Separation of Variables

One fundamental method to tackle differential equations is the separation of variables. This approach is highly useful whenever a differential equation can be rewritten such that each variable (and its derivative) is on opposite sides of the equation. For example, if you start with an equation like \( y^{\prime}=x^{2} / y(1+x^{3}) \), the goal is to manipulate the equation until you have all the terms involving \( y \) on one side and terms involving \( x \) on the other. In the case of our equation, multiplications and divisions are usually used to achieve this separation. By doing so, the equation becomes more manageable and ready for the next step, which is integration.
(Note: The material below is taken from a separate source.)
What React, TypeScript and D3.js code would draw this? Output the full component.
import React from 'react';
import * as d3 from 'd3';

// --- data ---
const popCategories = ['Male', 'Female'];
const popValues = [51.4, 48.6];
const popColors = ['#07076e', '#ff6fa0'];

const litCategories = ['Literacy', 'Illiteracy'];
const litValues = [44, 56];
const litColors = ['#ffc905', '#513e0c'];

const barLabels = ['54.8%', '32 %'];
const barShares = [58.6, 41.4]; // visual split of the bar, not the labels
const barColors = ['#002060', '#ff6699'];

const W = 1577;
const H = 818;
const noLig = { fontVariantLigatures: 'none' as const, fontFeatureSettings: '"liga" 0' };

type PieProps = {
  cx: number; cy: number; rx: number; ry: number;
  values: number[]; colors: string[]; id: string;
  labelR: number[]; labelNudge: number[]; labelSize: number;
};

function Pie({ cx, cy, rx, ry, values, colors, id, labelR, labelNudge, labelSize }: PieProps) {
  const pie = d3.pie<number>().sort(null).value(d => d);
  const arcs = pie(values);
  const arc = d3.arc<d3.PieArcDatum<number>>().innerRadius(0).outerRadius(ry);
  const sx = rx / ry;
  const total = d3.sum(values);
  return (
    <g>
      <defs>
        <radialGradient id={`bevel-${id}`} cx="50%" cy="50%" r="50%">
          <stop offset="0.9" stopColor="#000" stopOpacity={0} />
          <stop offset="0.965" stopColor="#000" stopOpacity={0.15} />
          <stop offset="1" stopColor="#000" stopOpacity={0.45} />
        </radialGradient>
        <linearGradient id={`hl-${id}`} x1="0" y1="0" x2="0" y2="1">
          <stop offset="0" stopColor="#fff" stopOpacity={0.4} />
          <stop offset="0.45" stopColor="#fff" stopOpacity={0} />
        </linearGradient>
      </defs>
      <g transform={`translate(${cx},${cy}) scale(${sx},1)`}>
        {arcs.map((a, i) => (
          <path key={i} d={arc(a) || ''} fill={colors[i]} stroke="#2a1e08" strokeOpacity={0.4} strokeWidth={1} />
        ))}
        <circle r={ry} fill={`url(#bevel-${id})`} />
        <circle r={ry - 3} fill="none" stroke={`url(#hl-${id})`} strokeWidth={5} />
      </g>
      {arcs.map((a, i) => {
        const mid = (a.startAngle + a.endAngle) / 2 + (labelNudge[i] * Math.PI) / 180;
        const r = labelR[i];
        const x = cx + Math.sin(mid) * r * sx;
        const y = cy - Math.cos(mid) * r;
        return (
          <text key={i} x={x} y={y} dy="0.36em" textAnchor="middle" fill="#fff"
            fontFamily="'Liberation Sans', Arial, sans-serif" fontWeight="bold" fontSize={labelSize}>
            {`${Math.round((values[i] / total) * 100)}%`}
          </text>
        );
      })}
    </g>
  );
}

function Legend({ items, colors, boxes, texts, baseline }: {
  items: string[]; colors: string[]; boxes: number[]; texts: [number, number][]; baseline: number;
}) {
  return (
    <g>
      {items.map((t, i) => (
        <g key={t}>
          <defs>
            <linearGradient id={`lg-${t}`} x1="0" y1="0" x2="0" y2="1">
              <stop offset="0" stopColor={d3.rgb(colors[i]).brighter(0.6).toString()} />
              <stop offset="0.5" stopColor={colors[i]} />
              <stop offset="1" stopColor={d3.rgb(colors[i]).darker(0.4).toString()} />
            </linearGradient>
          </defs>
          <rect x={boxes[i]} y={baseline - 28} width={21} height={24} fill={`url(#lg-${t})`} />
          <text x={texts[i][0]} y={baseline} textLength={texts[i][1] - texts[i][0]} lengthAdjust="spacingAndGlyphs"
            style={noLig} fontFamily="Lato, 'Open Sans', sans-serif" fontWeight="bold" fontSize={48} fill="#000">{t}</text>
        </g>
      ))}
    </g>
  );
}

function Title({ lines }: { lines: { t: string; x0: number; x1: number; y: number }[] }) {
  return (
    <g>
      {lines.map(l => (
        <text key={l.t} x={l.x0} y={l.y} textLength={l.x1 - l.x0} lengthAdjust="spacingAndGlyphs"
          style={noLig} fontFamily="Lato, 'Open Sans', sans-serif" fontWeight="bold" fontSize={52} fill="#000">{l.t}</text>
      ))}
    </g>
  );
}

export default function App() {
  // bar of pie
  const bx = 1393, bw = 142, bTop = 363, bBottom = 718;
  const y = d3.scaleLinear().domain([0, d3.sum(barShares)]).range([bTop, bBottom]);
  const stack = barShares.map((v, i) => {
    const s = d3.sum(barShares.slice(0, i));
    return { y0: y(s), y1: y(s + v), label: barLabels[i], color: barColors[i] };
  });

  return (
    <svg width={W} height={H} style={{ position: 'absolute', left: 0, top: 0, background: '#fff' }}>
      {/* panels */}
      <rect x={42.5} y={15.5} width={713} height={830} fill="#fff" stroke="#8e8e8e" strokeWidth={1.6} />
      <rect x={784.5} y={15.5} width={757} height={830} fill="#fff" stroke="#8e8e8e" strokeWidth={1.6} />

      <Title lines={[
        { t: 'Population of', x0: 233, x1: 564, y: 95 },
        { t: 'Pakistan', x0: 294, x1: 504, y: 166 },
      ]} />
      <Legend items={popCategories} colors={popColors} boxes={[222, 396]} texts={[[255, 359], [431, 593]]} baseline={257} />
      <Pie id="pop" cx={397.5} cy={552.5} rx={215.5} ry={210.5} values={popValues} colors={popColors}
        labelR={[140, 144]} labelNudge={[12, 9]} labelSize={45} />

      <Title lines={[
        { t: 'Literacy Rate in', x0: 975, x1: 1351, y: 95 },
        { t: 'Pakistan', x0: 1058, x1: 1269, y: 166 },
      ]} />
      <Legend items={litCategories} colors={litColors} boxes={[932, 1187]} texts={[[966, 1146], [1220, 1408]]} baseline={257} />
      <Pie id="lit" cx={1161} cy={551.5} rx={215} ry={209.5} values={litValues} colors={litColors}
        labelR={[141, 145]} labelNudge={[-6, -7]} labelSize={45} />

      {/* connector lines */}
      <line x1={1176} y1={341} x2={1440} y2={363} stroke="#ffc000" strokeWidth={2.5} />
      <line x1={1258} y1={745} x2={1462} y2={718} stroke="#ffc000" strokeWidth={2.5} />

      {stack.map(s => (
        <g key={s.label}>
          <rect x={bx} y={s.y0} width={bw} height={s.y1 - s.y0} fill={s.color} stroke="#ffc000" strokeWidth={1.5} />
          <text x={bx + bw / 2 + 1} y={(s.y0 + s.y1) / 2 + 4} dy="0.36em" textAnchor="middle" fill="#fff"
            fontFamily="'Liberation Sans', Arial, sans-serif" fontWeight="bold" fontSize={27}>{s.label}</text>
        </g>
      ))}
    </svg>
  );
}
You'll end with something like \( y y^{\prime} = \frac{x^{2}}{1 + x^{3}} \), ensuring a distinct division between variables.

Integration Techniques

Integration is a critical skill when working with differential equations and requires using various techniques to solve the integrals effectively. Once the differential equation is separated into two integrals according to their respective variables, each side is integrated. For the equation \( y y^{\prime} = \frac{x^{2}}{1 + x^{3}} \), integrating the left side, \( y y^{\prime} \), results in \( \int y y^{\prime}\, dx = \frac{1}{2}y^2 \). On the right side, the integral \( \int \frac{x^{2}}{1 + x^{3}}\, dx \) may require a substitution technique. In this instance, substituting \( u = 1 + x^3 \) simplifies the integral to a basic logarithmic form \( \frac{1}{3}\ln|u| \). Recognizing when to use certain techniques, such as substitution or recognizing standard forms, is essential for solving complex integrals.

General Solution

The ultimate goal when solving a differential equation is to find a general solution, which includes all possible solutions of the equation. After applying separation of variables and solving the integrals, you'll reach an expression like \( \frac{1}{2}y^2 = \frac{1}{3}\ln|1 + x^{3}| + C \). Here, \( C \) is an arbitrary constant representing the general solution's family of curves. Solving this expression for \( y \) gives us \( y(x) = \pm\sqrt{2\left(\frac{1}{3}\ln|1 + x^{3}| + C\right)} \). The square root indicates two potential solutions due to the \( \pm \) sign, showcasing the richness and variability of differential equations' solutions. Hence, the general solution doesn't just provide a single pathway but rather envelops a range of possibilities governed by initial conditions.